[Records with drawing code]
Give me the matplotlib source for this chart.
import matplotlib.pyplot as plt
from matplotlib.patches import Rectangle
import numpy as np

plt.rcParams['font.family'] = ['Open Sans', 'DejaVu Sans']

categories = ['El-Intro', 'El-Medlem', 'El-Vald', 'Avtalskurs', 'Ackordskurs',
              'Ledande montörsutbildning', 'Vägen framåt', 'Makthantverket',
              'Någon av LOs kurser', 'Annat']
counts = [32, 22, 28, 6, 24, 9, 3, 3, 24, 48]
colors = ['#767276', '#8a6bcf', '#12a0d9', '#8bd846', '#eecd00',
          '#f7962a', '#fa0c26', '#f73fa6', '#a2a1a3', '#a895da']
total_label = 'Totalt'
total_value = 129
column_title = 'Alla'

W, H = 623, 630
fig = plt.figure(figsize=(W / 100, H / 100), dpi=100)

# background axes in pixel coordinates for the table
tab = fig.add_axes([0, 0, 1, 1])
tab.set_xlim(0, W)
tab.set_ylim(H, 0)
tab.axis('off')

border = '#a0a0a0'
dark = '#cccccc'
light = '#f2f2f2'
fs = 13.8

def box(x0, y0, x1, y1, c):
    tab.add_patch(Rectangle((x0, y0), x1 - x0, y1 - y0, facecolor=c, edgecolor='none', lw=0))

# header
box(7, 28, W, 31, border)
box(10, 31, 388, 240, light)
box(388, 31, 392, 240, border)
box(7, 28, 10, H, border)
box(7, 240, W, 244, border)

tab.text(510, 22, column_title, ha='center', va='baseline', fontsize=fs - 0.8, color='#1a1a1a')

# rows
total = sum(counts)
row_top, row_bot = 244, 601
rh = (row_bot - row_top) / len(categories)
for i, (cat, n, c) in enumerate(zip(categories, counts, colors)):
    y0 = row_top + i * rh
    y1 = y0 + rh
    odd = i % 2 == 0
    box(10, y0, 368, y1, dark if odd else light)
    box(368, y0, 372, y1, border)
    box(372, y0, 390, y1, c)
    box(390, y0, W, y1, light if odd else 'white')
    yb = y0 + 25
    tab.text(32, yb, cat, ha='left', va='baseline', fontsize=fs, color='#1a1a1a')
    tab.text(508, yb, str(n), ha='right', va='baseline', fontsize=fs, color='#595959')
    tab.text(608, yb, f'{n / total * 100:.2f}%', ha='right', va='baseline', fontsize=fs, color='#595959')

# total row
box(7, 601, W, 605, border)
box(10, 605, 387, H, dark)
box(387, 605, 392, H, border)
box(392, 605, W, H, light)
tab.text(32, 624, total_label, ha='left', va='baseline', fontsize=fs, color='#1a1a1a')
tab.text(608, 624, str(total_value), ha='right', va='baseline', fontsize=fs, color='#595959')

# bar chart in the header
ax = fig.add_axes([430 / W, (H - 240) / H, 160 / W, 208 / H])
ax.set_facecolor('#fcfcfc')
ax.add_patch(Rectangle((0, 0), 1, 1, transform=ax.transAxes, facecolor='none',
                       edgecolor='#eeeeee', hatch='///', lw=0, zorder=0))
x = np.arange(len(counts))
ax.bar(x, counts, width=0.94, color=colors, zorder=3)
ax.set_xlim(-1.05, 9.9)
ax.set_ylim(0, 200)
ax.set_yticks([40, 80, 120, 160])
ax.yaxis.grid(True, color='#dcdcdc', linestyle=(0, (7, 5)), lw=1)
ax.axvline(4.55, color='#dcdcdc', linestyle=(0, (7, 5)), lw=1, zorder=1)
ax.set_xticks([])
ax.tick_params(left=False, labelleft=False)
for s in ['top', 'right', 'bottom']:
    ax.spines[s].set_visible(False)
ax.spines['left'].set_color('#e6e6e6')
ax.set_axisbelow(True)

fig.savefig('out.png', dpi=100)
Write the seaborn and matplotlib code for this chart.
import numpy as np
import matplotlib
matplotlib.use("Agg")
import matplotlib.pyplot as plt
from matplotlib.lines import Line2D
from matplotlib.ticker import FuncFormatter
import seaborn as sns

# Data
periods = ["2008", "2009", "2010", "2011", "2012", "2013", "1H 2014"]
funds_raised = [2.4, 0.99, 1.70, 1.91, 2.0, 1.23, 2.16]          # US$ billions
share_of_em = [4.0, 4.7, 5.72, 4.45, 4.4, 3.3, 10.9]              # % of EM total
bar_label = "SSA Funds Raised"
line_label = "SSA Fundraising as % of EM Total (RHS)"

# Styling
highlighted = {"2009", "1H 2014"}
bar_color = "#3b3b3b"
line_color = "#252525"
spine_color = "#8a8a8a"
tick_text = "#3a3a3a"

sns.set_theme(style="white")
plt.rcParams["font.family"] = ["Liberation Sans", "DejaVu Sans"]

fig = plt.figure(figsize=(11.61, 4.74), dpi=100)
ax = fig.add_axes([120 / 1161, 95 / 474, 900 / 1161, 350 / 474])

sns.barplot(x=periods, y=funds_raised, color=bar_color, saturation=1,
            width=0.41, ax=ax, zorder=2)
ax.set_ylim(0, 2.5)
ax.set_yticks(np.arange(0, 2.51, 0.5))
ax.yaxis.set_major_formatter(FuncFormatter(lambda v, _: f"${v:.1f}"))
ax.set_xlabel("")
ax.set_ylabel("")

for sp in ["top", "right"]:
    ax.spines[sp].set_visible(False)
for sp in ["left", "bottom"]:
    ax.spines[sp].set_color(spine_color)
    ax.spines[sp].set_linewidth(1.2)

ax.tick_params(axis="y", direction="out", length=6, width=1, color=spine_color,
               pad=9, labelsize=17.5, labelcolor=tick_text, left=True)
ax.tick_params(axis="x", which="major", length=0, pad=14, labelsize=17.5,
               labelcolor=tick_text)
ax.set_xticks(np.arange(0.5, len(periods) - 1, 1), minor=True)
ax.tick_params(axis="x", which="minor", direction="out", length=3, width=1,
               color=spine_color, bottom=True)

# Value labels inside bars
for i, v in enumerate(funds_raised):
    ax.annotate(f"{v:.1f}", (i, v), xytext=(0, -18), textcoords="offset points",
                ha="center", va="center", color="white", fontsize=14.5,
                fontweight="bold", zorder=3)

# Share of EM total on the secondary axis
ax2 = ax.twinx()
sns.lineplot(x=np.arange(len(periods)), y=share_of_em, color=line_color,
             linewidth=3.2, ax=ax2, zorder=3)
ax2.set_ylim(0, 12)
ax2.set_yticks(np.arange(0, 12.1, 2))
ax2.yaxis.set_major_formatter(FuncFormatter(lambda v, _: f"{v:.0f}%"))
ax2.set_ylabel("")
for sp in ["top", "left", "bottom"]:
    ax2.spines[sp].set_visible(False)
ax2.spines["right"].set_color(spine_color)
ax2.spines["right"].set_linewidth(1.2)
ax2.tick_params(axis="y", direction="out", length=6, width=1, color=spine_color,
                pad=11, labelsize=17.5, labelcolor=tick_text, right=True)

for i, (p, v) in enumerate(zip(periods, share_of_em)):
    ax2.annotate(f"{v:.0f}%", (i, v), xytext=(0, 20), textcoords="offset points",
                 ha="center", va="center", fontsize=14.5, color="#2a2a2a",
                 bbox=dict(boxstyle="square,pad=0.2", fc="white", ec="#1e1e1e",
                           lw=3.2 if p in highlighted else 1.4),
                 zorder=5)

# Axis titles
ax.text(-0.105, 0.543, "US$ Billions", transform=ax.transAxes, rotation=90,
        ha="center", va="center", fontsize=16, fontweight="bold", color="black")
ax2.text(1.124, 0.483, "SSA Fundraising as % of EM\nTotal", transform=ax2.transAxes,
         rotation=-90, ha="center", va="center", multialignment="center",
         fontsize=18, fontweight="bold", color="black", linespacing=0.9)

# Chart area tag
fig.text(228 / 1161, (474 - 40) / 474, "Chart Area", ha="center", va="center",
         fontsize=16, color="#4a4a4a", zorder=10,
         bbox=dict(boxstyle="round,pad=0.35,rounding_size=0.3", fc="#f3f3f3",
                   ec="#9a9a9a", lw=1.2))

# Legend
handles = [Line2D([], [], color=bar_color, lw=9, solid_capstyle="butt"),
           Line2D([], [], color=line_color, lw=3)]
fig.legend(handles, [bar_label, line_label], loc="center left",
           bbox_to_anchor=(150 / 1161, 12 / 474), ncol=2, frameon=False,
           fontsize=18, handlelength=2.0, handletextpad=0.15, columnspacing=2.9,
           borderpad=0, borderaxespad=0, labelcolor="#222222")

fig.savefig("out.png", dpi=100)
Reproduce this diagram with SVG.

→ **Your objective**
Print exactly, and only, the lines beginning at the top of the listing and ending at the line with "tab.add_patch(Rectangle((x0, y0), x1".

→ **Task answer**
Give me the matplotlib source for this chart.
import matplotlib.pyplot as plt
from matplotlib.patches import Rectangle
import numpy as np

plt.rcParams['font.family'] = ['Open Sans', 'DejaVu Sans']

categories = ['El-Intro', 'El-Medlem', 'El-Vald', 'Avtalskurs', 'Ackordskurs',
              'Ledande montörsutbildning', 'Vägen framåt', 'Makthantverket',
              'Någon av LOs kurser', 'Annat']
counts = [32, 22, 28, 6, 24, 9, 3, 3, 24, 48]
colors = ['#767276', '#8a6bcf', '#12a0d9', '#8bd846', '#eecd00',
          '#f7962a', '#fa0c26', '#f73fa6', '#a2a1a3', '#a895da']
total_label = 'Totalt'
total_value = 129
column_title = 'Alla'

W, H = 623, 630
fig = plt.figure(figsize=(W / 100, H / 100), dpi=100)

# background axes in pixel coordinates for the table
tab = fig.add_axes([0, 0, 1, 1])
tab.set_xlim(0, W)
tab.set_ylim(H, 0)
tab.axis('off')

border = '#a0a0a0'
dark = '#cccccc'
light = '#f2f2f2'
fs = 13.8

def box(x0, y0, x1, y1, c):
    tab.add_patch(Rectangle((x0, y0), x1 - x0, y1 - y0, facecolor=c, edgecolor='none', lw=0))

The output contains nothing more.